What modern people may not see, is that this system was able to predict with extreme precision, where each planet or star was going to appear, at any point in time, which in turn was seen as adequate proof, that the system was ‘true’.

In fact, when Nikolaus Copernicus suggested that the planets, including the Earth, in fact orbit our Sun, his model had a weakness: The Copernican hypothesis suggested circular orbits. And what this did, was to produce inaccuracies, with respect to the observable positions of each planet, over which the Ptolemaic system was far more accurate.

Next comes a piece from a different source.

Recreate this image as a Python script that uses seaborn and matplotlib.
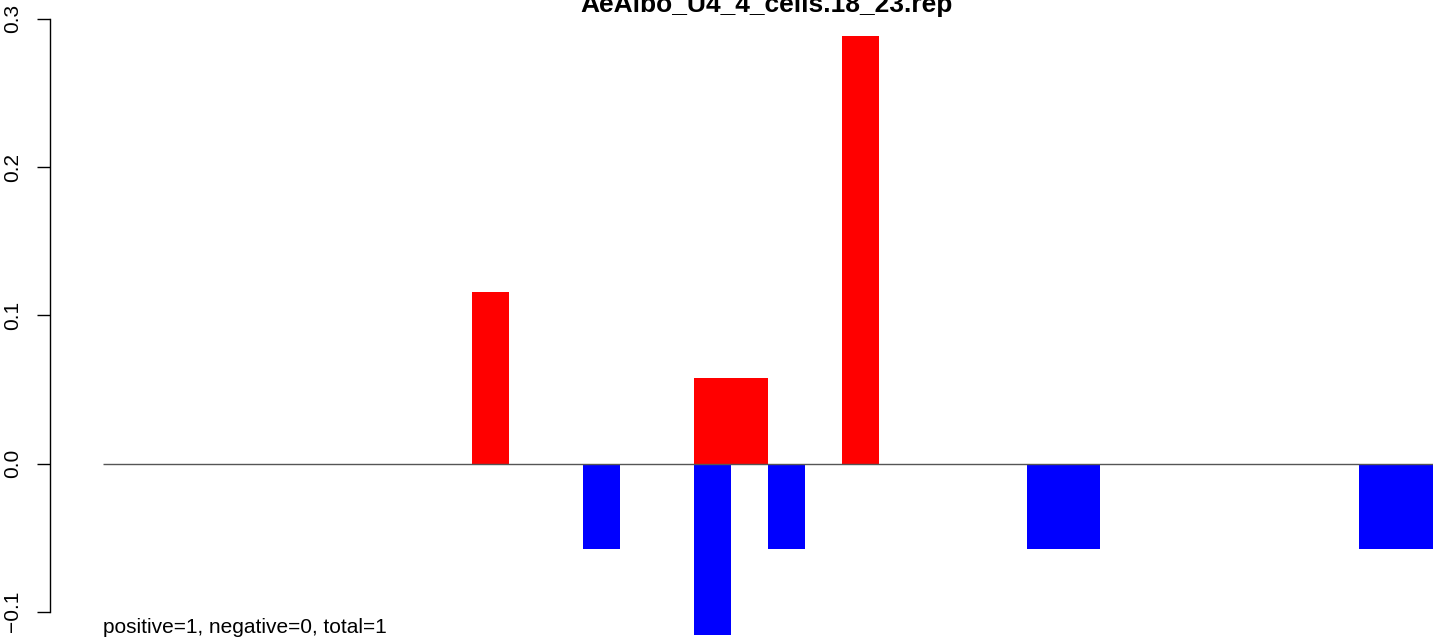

This weakness was only corrected by Johannes Kepler, who discovered that the orbits of the planets are elliptical. Making these orbits elliptical, made them consistent both with Newtonian Physics and Newtonian Gravity, as well as with the observable positions of planets in the nighttime sky.

And so a precedence exists, where a system of ideas was presented, which was extremely accurate in its numerical predictions, but which was ultimately false. I strongly suspect that today’s notions of Quantum Mechanics are a repeat of that.